The title holds a tension she's clearly thought through carefully. White noise is ambient and everywhere, and most people tune it out entirely. But Sihan wants to look at it directly. "White is a conceptual strategy to remove distraction," she says, "and the 'noise' comes from subtle differences in light, skin, and posture." The discomfort that creeps into some of the images is very intentional. White noise is calm and slightly unsettling at the same time, and so are these photographs.


The body in WHITE NOISE isn't performing. It isn't selling anything or representing anything beyond its own physical fact. "I see the body not as identity, but as a surface," she says. "By treating it as a canvas, I shift the focus to form and presence rather than narrative. The body becomes something sculptural, something to be observed rather than explained."


It's a genuinely different way of approaching the human figure, especially within a fashion-adjacent context, where the body is almost always in service of something else.

The production was leaner than you might expect from images that carry this much intention. Four people on set total, no assistants, no dedicated lighting technician. Sihan handled both the lighting and the art direction herself. Some ideas could not be fully realized," she says, without making a drama of it. She's grateful to the makeup artist and the friends who stepped in where they could. "They also helped as temporary assistants."


She's worked with stylist Yilei and hair and makeup artist Yu long enough that the collaboration runs on instinct as much as conversation. The concept was locked before they arrived on set— she's not someone who shows up and figures it out—but a lot of what makes the images feel alive happened in real time. "We responded to light and movement," she says. "This unpredictability is part of why I enjoy my work."

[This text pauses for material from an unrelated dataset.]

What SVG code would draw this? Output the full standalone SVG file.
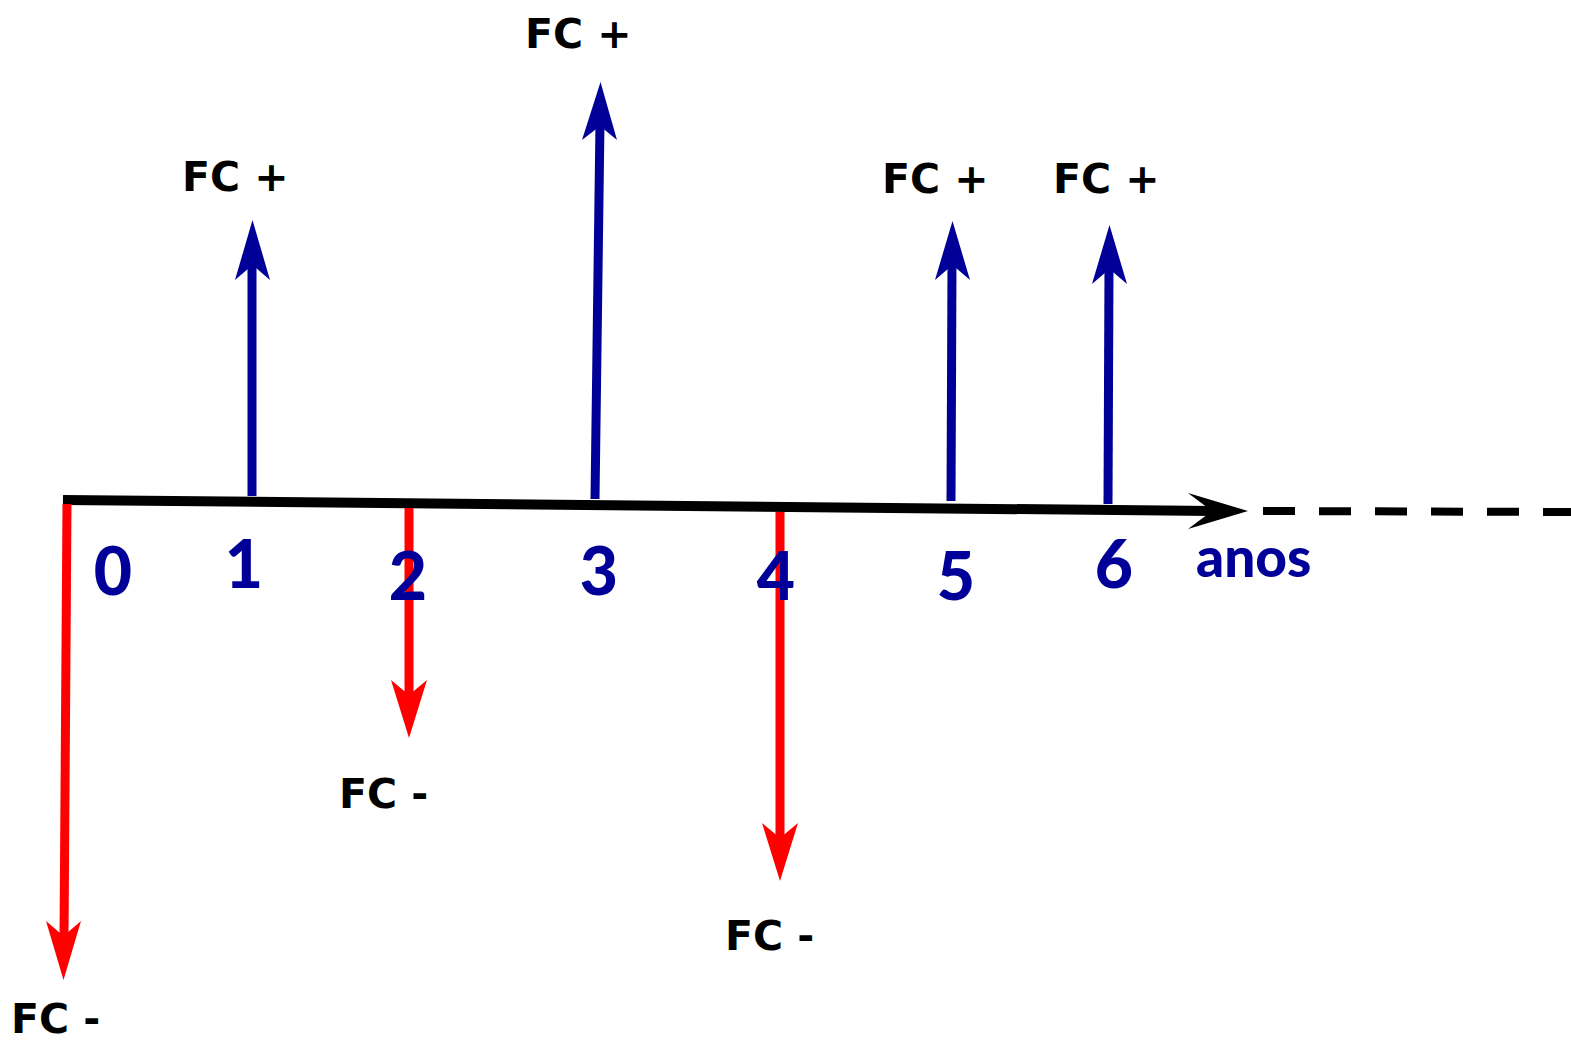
<svg xmlns="http://www.w3.org/2000/svg" width="1571" height="1041" viewBox="0 0 1571 1041">
<style>
.fc{font-family:"DejaVu Sans",sans-serif;font-weight:bold;font-size:41px;fill:#000}
.num{font-family:Lato,"Liberation Sans",sans-serif;font-weight:900;font-size:66px;fill:#000099;text-anchor:middle}
.anos{font-family:Lato,"Liberation Sans",sans-serif;font-weight:900;font-size:55px;fill:#000099}
.pos{stroke:#000099;stroke-width:9;fill:none}
.neg{stroke:#ff0000;stroke-width:9;fill:none}
.hp{fill:#000099}
.hn{fill:#ff0000}
</style>
<g id="connectors">
  <line x1="63" y1="500" x2="1214" y2="511" stroke="#000" stroke-width="10"/>
  <path d="M1248,511 L1188,493 L1212,511 L1188,529 Z" fill="#000"/>
  <line x1="1263" y1="511" x2="1571" y2="512" stroke="#000" stroke-width="8" stroke-dasharray="32 24"/>
  <line class="pos" x1="252" y1="496" x2="252" y2="260"/>
  <path class="hp" d="M252.5,220 L270,280 L252.5,265 L235,280 Z"/>
  <line class="pos" x1="595" y1="499" x2="600" y2="122"/>
  <path class="hp" d="M600.5,82 L617,140 L600,126 L582,140 Z"/>
  <line class="pos" x1="951" y1="501" x2="952" y2="262"/>
  <path class="hp" d="M952.5,221 L970,280 L952.5,265 L935,280 Z"/>
  <line class="pos" x1="1108" y1="504" x2="1109" y2="266"/>
  <path class="hp" d="M1109.5,225 L1127,284 L1109.5,269 L1092,284 Z"/>
  <line class="neg" x1="67" y1="504" x2="64" y2="940"/>
  <path class="hn" d="M63.5,980 L46,921 L63.5,936 L81,921 Z"/>
  <line class="neg" x1="409" y1="508" x2="409" y2="698"/>
  <path class="hn" d="M409,738 L391,680 L409,695 L427,680 Z"/>
  <line class="neg" x1="780" y1="512" x2="780" y2="842"/>
  <path class="hn" d="M780,881 L762,823 L780,838 L798,823 Z"/>
</g>
<g id="labels-pos">
  <text class="fc" x="182" y="191">FC +</text>
  <text class="fc" x="525" y="48">FC +</text>
  <text class="fc" x="882" y="193">FC +</text>
  <text class="fc" x="1053" y="193">FC +</text>
</g>
<g id="labels-neg">
  <text class="fc" x="339" y="808">FC -</text>
  <text class="fc" x="725" y="950">FC -</text>
  <text class="fc" x="11" y="1033">FC -</text>
</g>
<g id="axis-labels">
  <text class="num" x="113" y="595">0</text>
  <text class="num" x="244" y="588">1</text>
  <text class="num" x="408" y="600">2</text>
  <text class="num" x="599" y="595">3</text>
  <text class="num" x="776" y="600">4</text>
  <text class="num" x="956" y="600">5</text>
  <text class="num" x="1114" y="588">6</text>
  <text class="anos" x="1196" y="577">anos</text>
</g>
</svg>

The photographers she returns to when the work gets hard are Leslie Zhang, Sangmi An, and Kin Chan, who works under the name Coedel. What she finds in their images is harder to articulate than technical influence. It's closer to proof: proof that the thing she's reaching for actually exists, that someone else has touched it. "Working in this industry often feels like constantly running," she says. "There are moments of exhaustion, but when I see their work, I regain some passion. Their images have influenced both my style and my thinking."


The industry exhaustion she's describing is familiar to anyone who's worked in commercial photography—the relentlessness of it, the way client work and personal work compete for the same finite reserves of energy and imagination. The photographers who survive it with a distinct voice intact are usually the ones who've found something like a north star in other people's work. Something that reminds them, when they need reminding, why they started.

Ask Sihan what she's most interested in exploring and she gives a straightforward answer: emotion and beauty."I hope my photographs will remain engaging even after a long time," she says.



She's equally honest about where she draws the line, for now. More socially or politically driven work—the kind of photography that puts its weight behind an argument about the world—isn't something she's ready to claim. "With my current experience, I may not yet be able to express them deeply." It's a disarmingly self-aware thing to say, especially in a moment when young photographers are often expected to have fully formed positions on everything. She'd rather wait until she has something real to say than reach for a register she hasn't earned yet.


What she has earned, on the evidence of WHITE NOISE, is a way of looking that's genuinely her own. Her images don't explain themselves. Something can still be felt in absence—which is exactly what she was going for.